BRIEF >>
Where does the string "with" appear? Copy every line of the entries below that holds it.

INFORMATION SUPPLIED >>
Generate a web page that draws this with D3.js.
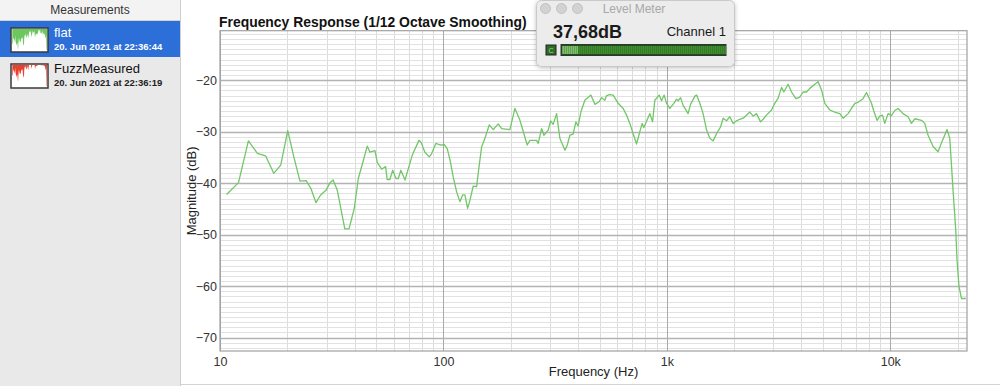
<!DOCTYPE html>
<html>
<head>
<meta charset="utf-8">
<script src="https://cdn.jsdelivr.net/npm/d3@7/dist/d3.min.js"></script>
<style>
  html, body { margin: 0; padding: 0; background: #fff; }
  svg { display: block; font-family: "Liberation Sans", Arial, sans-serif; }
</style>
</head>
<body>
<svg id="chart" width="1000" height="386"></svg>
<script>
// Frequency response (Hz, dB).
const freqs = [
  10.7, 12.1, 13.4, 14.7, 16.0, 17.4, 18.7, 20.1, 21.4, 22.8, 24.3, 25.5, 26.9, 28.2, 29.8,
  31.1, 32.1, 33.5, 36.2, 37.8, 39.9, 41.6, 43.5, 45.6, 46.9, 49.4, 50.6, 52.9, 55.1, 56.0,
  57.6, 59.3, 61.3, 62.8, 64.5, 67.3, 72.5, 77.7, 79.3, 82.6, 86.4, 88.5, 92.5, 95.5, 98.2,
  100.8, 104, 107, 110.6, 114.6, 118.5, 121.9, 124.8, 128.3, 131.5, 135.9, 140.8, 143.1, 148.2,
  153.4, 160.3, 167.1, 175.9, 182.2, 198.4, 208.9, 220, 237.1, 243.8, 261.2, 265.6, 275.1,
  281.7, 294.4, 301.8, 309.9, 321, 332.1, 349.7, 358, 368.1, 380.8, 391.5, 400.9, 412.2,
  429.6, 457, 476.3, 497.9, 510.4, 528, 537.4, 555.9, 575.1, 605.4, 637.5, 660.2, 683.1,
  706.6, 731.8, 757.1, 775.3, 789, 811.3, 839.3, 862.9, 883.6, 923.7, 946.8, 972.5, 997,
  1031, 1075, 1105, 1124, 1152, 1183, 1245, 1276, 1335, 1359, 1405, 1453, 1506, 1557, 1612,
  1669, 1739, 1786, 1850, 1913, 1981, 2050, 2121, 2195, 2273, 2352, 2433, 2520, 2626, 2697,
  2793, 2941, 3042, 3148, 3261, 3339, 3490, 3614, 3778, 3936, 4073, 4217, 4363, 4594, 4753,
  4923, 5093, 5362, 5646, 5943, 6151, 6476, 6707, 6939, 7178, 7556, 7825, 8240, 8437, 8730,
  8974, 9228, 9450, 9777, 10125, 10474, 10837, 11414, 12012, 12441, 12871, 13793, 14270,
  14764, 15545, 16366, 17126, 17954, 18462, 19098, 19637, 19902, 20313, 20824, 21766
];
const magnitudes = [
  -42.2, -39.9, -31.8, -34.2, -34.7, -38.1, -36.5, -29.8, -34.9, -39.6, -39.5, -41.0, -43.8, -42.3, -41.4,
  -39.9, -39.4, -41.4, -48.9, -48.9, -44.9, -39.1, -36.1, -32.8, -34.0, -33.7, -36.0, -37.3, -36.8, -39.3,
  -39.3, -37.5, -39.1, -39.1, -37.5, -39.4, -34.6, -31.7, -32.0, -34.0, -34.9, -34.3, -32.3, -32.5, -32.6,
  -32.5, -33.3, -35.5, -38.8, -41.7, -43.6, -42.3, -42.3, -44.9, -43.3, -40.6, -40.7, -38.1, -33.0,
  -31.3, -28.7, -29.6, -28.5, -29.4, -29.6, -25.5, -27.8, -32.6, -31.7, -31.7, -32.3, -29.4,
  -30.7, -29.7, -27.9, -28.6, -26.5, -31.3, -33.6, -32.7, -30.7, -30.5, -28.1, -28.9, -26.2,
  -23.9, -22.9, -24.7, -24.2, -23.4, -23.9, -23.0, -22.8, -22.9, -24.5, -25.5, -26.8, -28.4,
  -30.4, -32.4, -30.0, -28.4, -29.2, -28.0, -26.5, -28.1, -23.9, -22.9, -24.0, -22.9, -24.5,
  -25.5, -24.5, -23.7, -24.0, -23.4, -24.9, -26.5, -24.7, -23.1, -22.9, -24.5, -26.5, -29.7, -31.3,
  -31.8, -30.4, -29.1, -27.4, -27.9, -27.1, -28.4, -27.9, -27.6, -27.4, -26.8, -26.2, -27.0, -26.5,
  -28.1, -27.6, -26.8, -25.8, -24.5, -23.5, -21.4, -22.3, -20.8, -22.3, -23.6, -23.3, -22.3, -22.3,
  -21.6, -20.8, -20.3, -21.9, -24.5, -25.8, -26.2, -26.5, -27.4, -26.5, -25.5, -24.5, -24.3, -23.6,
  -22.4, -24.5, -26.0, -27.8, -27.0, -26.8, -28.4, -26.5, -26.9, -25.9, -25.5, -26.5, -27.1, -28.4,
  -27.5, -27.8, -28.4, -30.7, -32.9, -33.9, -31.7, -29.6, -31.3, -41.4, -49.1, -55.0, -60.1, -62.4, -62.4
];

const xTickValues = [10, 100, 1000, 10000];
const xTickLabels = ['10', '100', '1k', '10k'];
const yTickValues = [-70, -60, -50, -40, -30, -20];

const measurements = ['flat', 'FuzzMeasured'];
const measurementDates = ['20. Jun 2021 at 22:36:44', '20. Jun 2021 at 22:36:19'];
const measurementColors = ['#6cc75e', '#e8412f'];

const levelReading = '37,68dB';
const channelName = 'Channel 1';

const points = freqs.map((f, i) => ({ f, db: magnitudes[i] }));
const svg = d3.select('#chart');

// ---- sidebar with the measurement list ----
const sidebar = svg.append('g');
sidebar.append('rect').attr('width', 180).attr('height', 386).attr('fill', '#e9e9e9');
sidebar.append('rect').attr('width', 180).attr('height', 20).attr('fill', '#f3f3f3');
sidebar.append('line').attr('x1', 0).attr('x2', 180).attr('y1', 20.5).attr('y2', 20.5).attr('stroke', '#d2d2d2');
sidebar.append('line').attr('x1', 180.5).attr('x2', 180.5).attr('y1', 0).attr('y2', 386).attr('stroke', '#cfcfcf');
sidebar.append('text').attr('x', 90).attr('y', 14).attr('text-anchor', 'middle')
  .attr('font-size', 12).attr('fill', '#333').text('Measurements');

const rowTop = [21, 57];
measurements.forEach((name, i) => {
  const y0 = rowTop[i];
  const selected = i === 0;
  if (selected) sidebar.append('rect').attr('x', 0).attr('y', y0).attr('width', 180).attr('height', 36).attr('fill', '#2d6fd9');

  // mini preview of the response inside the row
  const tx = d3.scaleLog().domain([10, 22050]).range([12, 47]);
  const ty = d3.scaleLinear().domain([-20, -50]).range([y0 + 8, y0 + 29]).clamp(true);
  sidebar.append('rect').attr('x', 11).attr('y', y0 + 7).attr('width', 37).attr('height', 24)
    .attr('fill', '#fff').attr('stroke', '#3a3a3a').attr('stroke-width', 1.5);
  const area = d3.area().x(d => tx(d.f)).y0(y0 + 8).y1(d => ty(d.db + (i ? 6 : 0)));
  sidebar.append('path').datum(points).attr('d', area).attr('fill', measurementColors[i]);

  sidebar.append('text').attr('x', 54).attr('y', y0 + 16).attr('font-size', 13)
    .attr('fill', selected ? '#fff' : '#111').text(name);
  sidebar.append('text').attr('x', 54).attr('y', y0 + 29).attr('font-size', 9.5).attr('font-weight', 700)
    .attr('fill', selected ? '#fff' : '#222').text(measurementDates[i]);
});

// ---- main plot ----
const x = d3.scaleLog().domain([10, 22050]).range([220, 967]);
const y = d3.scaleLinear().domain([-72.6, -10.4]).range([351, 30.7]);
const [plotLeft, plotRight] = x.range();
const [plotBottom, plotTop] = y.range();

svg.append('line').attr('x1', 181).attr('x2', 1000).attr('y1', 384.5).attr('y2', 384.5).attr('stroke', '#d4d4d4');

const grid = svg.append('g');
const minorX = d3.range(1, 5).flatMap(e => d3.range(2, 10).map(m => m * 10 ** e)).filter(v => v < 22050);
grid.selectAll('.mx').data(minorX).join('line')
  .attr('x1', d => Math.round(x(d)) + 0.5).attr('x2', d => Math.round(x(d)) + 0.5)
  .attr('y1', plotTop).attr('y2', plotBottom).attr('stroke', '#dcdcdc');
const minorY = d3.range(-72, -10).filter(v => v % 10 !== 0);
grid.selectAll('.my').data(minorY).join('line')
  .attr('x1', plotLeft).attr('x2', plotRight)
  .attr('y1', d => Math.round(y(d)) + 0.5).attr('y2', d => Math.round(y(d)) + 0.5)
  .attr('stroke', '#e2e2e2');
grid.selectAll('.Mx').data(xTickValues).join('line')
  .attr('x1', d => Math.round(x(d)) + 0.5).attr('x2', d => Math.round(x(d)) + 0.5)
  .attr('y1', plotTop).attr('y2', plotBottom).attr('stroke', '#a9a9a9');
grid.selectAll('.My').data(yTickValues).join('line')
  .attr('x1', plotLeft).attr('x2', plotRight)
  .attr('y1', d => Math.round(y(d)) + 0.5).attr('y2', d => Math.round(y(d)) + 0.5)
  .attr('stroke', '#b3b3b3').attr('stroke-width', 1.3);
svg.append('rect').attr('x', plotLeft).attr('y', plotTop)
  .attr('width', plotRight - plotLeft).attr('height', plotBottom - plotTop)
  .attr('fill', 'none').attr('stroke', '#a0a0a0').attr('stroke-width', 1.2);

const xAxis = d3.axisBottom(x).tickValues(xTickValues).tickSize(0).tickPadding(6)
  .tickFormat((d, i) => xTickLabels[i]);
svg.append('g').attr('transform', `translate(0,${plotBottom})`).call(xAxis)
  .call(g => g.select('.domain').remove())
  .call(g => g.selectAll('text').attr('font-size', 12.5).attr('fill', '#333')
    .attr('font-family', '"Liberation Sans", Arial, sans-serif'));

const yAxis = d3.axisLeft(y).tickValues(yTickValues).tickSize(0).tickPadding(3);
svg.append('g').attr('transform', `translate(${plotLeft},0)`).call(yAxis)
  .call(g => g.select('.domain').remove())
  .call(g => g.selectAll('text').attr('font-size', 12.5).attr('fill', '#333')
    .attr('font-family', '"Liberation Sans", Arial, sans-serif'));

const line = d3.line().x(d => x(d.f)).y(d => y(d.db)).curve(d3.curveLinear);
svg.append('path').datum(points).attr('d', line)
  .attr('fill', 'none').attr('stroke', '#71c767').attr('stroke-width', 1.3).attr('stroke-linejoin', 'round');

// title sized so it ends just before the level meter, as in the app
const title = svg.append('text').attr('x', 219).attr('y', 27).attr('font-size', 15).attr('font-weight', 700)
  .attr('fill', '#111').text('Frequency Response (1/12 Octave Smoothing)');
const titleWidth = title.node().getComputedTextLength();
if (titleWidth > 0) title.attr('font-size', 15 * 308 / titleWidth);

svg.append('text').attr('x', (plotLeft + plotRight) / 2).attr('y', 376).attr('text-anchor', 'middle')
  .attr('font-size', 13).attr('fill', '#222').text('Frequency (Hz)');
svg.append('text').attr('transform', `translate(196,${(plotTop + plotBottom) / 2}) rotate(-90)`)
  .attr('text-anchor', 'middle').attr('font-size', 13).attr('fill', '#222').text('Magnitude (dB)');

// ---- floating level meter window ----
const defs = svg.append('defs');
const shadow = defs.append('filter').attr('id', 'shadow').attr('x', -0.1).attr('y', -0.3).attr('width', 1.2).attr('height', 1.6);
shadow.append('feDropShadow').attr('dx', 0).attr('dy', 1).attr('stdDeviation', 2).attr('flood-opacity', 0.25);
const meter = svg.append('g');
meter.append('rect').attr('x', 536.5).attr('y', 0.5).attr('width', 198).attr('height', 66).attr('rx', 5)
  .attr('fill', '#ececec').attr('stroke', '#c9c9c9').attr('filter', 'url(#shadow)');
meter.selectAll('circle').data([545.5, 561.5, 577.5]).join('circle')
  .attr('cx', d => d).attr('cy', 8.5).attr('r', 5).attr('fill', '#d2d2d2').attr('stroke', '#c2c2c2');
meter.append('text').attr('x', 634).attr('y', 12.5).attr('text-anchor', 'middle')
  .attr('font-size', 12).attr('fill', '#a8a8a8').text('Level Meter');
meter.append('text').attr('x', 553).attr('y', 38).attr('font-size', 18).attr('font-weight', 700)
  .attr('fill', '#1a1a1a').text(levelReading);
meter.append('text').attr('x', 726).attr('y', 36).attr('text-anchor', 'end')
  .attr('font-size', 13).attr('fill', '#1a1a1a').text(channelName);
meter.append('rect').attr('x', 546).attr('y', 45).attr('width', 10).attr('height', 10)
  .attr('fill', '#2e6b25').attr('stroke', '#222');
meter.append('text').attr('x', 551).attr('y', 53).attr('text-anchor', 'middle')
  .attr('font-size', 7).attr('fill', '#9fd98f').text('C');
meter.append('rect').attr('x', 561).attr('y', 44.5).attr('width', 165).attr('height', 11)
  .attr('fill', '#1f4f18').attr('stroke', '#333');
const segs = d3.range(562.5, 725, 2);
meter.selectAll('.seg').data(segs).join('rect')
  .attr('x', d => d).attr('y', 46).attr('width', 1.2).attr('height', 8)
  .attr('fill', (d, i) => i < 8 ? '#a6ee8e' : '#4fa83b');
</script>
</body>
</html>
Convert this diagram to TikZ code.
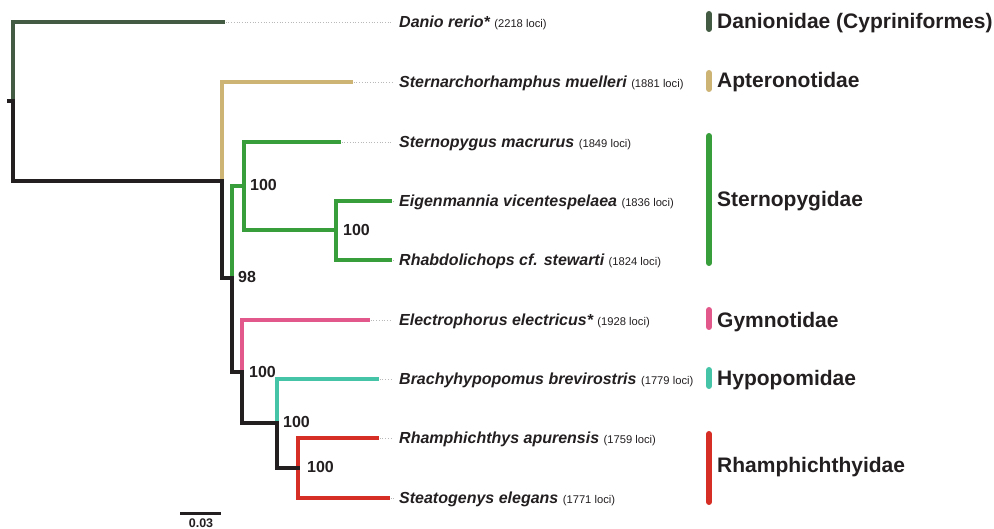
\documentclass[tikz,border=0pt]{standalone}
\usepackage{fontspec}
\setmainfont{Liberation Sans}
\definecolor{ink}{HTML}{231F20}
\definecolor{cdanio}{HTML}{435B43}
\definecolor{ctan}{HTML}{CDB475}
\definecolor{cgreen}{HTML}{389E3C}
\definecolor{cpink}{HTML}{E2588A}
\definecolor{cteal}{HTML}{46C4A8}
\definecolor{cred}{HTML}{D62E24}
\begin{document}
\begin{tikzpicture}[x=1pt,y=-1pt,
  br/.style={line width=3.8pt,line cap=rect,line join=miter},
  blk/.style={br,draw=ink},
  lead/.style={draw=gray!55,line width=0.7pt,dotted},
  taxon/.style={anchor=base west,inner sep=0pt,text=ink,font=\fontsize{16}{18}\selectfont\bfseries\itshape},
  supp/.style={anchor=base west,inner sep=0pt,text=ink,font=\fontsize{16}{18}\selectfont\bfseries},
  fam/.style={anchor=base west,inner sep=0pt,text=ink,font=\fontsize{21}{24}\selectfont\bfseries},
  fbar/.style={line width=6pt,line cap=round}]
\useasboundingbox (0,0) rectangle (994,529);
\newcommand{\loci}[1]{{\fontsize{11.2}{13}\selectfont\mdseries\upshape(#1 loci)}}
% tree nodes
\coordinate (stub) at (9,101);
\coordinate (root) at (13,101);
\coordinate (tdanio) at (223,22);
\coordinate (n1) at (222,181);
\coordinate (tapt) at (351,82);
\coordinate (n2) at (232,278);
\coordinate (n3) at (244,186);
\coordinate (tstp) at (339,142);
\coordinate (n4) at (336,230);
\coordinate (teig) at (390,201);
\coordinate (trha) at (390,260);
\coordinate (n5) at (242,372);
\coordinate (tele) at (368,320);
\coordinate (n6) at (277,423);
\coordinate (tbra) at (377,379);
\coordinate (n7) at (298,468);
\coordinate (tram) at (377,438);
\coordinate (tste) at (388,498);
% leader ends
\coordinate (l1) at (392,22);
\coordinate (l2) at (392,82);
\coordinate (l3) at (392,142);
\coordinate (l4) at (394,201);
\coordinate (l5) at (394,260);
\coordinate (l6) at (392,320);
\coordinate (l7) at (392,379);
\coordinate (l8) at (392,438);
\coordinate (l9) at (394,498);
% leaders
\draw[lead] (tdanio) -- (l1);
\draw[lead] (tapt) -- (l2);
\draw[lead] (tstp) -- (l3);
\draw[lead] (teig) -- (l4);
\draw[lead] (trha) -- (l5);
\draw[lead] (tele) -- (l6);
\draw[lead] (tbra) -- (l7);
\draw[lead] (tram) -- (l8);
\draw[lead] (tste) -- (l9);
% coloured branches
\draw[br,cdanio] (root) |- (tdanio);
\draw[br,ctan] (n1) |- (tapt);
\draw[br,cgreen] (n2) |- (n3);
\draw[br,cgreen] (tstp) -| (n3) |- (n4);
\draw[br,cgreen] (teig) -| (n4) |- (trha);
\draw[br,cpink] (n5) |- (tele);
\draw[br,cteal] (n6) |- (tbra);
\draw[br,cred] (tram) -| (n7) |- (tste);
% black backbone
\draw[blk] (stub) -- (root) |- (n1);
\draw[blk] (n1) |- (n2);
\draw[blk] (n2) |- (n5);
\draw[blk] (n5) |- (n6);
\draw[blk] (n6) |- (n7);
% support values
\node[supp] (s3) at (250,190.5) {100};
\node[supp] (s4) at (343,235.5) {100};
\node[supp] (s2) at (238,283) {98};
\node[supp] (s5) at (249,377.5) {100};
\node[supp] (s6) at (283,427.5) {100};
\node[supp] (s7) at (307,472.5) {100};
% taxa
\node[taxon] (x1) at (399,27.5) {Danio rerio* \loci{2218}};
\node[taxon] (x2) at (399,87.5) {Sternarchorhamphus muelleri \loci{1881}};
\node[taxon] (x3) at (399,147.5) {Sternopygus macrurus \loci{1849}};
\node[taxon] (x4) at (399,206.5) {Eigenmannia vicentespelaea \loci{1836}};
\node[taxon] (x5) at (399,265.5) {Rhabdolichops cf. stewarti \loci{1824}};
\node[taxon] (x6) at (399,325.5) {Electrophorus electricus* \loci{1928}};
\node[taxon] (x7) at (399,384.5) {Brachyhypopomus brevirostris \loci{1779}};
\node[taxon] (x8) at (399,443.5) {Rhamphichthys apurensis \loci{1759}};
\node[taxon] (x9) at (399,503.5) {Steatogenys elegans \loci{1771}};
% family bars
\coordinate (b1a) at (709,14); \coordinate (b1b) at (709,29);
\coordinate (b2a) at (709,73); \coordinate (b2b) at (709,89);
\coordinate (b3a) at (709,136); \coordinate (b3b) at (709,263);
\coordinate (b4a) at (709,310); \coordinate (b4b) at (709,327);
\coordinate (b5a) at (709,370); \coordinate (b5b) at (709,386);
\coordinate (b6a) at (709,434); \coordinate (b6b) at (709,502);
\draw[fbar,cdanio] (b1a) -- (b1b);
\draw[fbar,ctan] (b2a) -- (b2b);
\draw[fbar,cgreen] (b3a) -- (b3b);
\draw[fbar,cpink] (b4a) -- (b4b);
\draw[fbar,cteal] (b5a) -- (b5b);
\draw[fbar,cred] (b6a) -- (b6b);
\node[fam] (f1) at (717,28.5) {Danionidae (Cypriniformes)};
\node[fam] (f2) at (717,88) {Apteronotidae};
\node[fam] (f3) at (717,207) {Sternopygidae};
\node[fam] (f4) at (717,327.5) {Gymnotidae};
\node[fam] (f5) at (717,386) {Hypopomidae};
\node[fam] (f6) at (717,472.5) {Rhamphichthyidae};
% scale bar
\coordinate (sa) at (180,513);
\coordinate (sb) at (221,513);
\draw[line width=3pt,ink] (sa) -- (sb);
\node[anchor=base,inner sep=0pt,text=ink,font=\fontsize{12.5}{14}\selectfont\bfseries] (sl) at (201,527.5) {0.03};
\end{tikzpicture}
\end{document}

SOLUTION TO THE EXERCISE >>
Generate a web page that draws this with D3.js.
// ---- sidebar with the measurement list ----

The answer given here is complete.